The rear seats provide acceptable adult space but with modest leg support, and beyond the floor-mounted heater vents there are few features, such as power outlets or storage pockets.
The added convenience of our test car’s three-piece split-fold rear seat is an option, and the Q2 carries only a space-saver spare wheel. Interestingly, this allows for an adjustable boot floor, so you have the option of a deep square boot or a floor that is level with the folded rear seat and with space for a full-size spare wheel. Like higher Audi models, there’s a pleasing finish throughout, and convenience in the adaptable load space, childseat anchorages on the seat back and ISOFIX points.
Lively and responsive
The combination of the 1.4-litre direct-injection, four-cylinder turbo-petrol engine and seven-speed dual clutch automatic transmission deliver lively and responsive performance in all situations.

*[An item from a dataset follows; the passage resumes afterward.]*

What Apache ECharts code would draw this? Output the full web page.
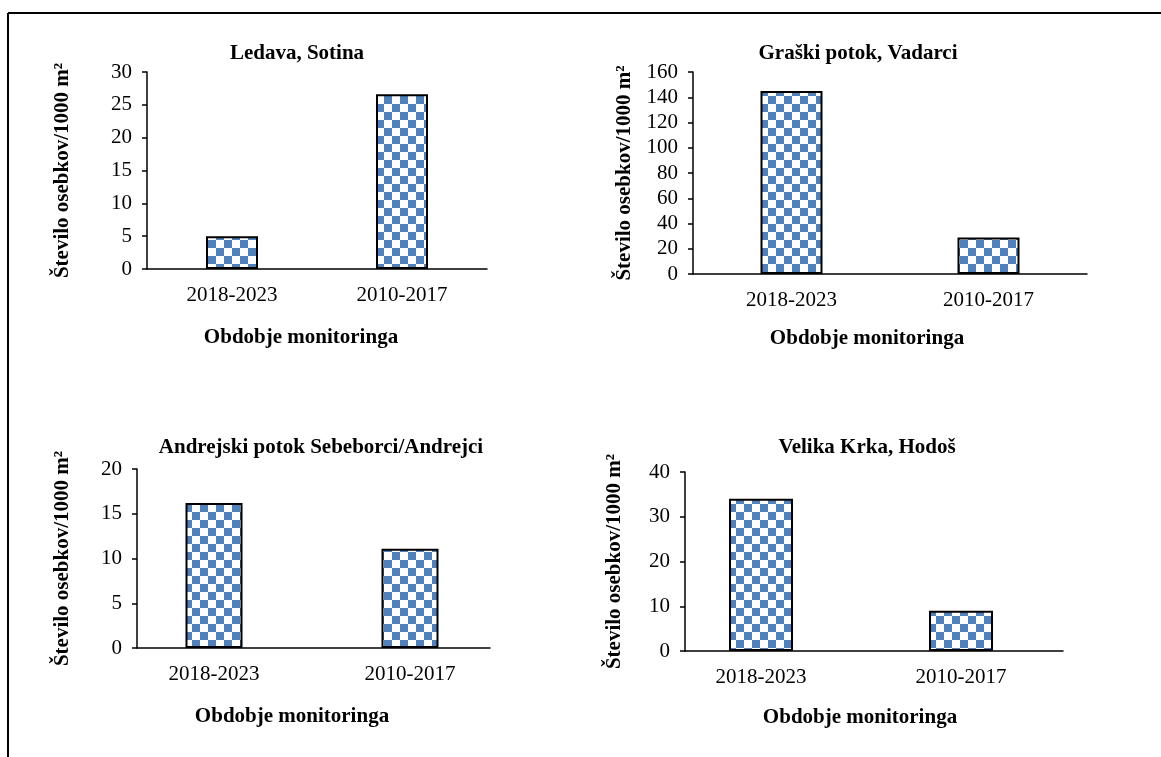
<!DOCTYPE html>
<html>
<head>
<meta charset="utf-8">
<script src="https://cdn.jsdelivr.net/npm/echarts@6/dist/echarts.min.js"></script>
<style>html,body{margin:0;padding:0;background:#fff;}#c{width:1161px;height:757px;}</style>
</head>
<body>
<div id="c"></div>
<script>
const categories = ['2018-2023', '2010-2017'];
const titles = ['Ledava, Sotina', 'Graški potok, Vadarci', 'Andrejski potok Sebeborci/Andrejci', 'Velika Krka, Hodoš'];
const ledava = [5, 26.6];
const graski = [145, 29];
const andrejski = [16.2, 11.1];
const velikaKrka = [34, 9];
const yMax = [30, 160, 20, 40];
const yInterval = [5, 20, 5, 10];
const yName = 'Število osebkov/1000 m²';
const xName = 'Obdobje monitoringa';

const seriesData = [ledava, graski, andrejski, velikaKrka];

// checkerboard pattern
const pc = document.createElement('canvas');
pc.width = 16; pc.height = 16;
const g = pc.getContext('2d');
g.fillStyle = '#ffffff'; g.fillRect(0, 0, 16, 16);
g.fillStyle = '#4f81bd';
g.fillRect(0, 0, 8, 8);
g.fillRect(8, 8, 8, 8);

const FONT = '"Liberation Serif", "Times New Roman", serif';

// grids 0-3: plot areas holding the bars; grids 4-5: visible axis frames of the lower two charts
const grids = [
  {left: 147, top: 72, width: 340, height: 197},
  {left: 693, top: 72, width: 394, height: 202},
  {left: 116, top: 469, width: 392, height: 179},
  {left: 661, top: 472, width: 400, height: 179},
  {left: 137, top: 469, width: 353, height: 179},
  {left: 685, top: 472, width: 378, height: 179}
];
const barWidths = [52, 62, 57, 64];
const titlePos = [[292, 38], [853, 38], [316, 432], [862, 432]];
const yNameGap = [74, 58, 64, 60];
const xNameGap = [58, 54, 58, 56];
const xNamePad = [[0, 32, 0, 0], [0, 46, 0, 0], [0, 40, 0, 0], [0, 2, 0, 0]];

const textBase = {fontFamily: FONT, fontSize: 21, color: '#000'};
const boldText = Object.assign({}, textBase, {fontWeight: 'bold'});

function visibleY(i, gridIndex) {
  return {
    type: 'value', gridIndex: gridIndex, min: 0, max: yMax[i], interval: yInterval[i],
    name: yName, nameLocation: 'middle', nameGap: yNameGap[i], nameRotate: 90,
    nameTextStyle: boldText,
    axisLine: {show: true, lineStyle: {color: '#000', width: 1.5}},
    axisTick: {show: true, length: 5, lineStyle: {color: '#000', width: 1.5}},
    splitLine: {show: false},
    axisLabel: Object.assign({}, textBase, {margin: 15})
  };
}

const xAxes = [0, 1, 2, 3].map(i => ({
  type: 'category', gridIndex: i, data: categories,
  name: xName, nameLocation: 'middle', nameGap: xNameGap[i],
  nameTextStyle: Object.assign({}, boldText, {padding: xNamePad[i]}),
  axisLine: {show: i < 2, lineStyle: {color: '#000', width: 1.5}},
  axisTick: {show: false},
  axisLabel: Object.assign({}, textBase, {margin: 16})
}));
[4, 5].forEach(gi => xAxes.push({
  type: 'category', gridIndex: gi, data: categories,
  axisLine: {show: true, lineStyle: {color: '#000', width: 1.5}},
  axisTick: {show: false}, axisLabel: {show: false}
}));

const yAxes = [
  visibleY(0, 0),
  visibleY(1, 1),
  {type: 'value', gridIndex: 2, min: 0, max: yMax[2], interval: yInterval[2], show: false},
  {type: 'value', gridIndex: 3, min: 0, max: yMax[3], interval: yInterval[3], show: false},
  visibleY(2, 4),
  visibleY(3, 5)
];

const chart = echarts.init(document.getElementById('c'), null, {renderer: 'canvas'});

const option = {
  backgroundColor: '#ffffff',
  animation: false,
  title: titles.map((t, i) => ({
    text: t, left: titlePos[i][0], top: titlePos[i][1], textAlign: 'center',
    textStyle: boldText
  })),
  grid: grids,
  xAxis: xAxes,
  yAxis: yAxes,
  series: seriesData.map((d, i) => ({
    type: 'bar', xAxisIndex: i, yAxisIndex: i, data: d, barWidth: barWidths[i],
    z: 3,
    itemStyle: {color: {image: pc, repeat: 'repeat'}, borderColor: '#000', borderWidth: 2}
  })),
  graphic: [
    {type: 'line', shape: {x1: 8, y1: 13, x2: 1161, y2: 13}, style: {stroke: '#000', lineWidth: 2}},
    {type: 'line', shape: {x1: 8, y1: 13, x2: 8, y2: 757}, style: {stroke: '#000', lineWidth: 2}}
  ]
};
chart.setOption(option);
</script>
</body>
</html>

Top-end power of 110kW is almost irrelevant, as the healthy 250Nm of torque between 1500 and 3500rpm, combined with seven gears and a responsive throttle, ensured the Q2 was never found wanting.
Our only doubt was that this combination would occasionally test the limits of front-wheel-drive traction on take-off. Starting on a slippery surface, hill or bend might induce a tug on the steering as the tyres search for grip.
It’s also very disappointing to see that the hill-hold assist function, desirable with dual-clutch transmissions to eliminate rollback, is only available in the optional assistance package along with many other desirable driver assistance and safety features.
Unexpected in a small-capacity four-cylinder engine is Audi’s cylinder shutdown during light throttle applications. When cruising on the open road a dash light indicates when the Q2 can happily maintain speed with two cylinders deactivated.
Despite an impressive government test figure of 5.3L/100km, we rarely achieved less than 7.0L/100km on a predominantly country road test – acceptable but not class-leading.
Where the Q2 really shows its lineage is in the chassis dynamics. With a particularly well-designed front-wheel-drive set-up the ride and handling package is outstanding and always delivered an entertaining drive, particularly on a twisting country road.
The electric power steering provides good communication and accuracy, while the additional grip provided by 19-inch wheels, courtesy of the Edition #1 option pack, ensured notably high levels of cornering balance.
Audi’s entry-level SUV follows the marque’s tradition of high build quality, intelligent design and engaging driving dynamics, but it does struggle to provide a convincing value-for-money argument against the increasing quality and sophistication of many popular brands.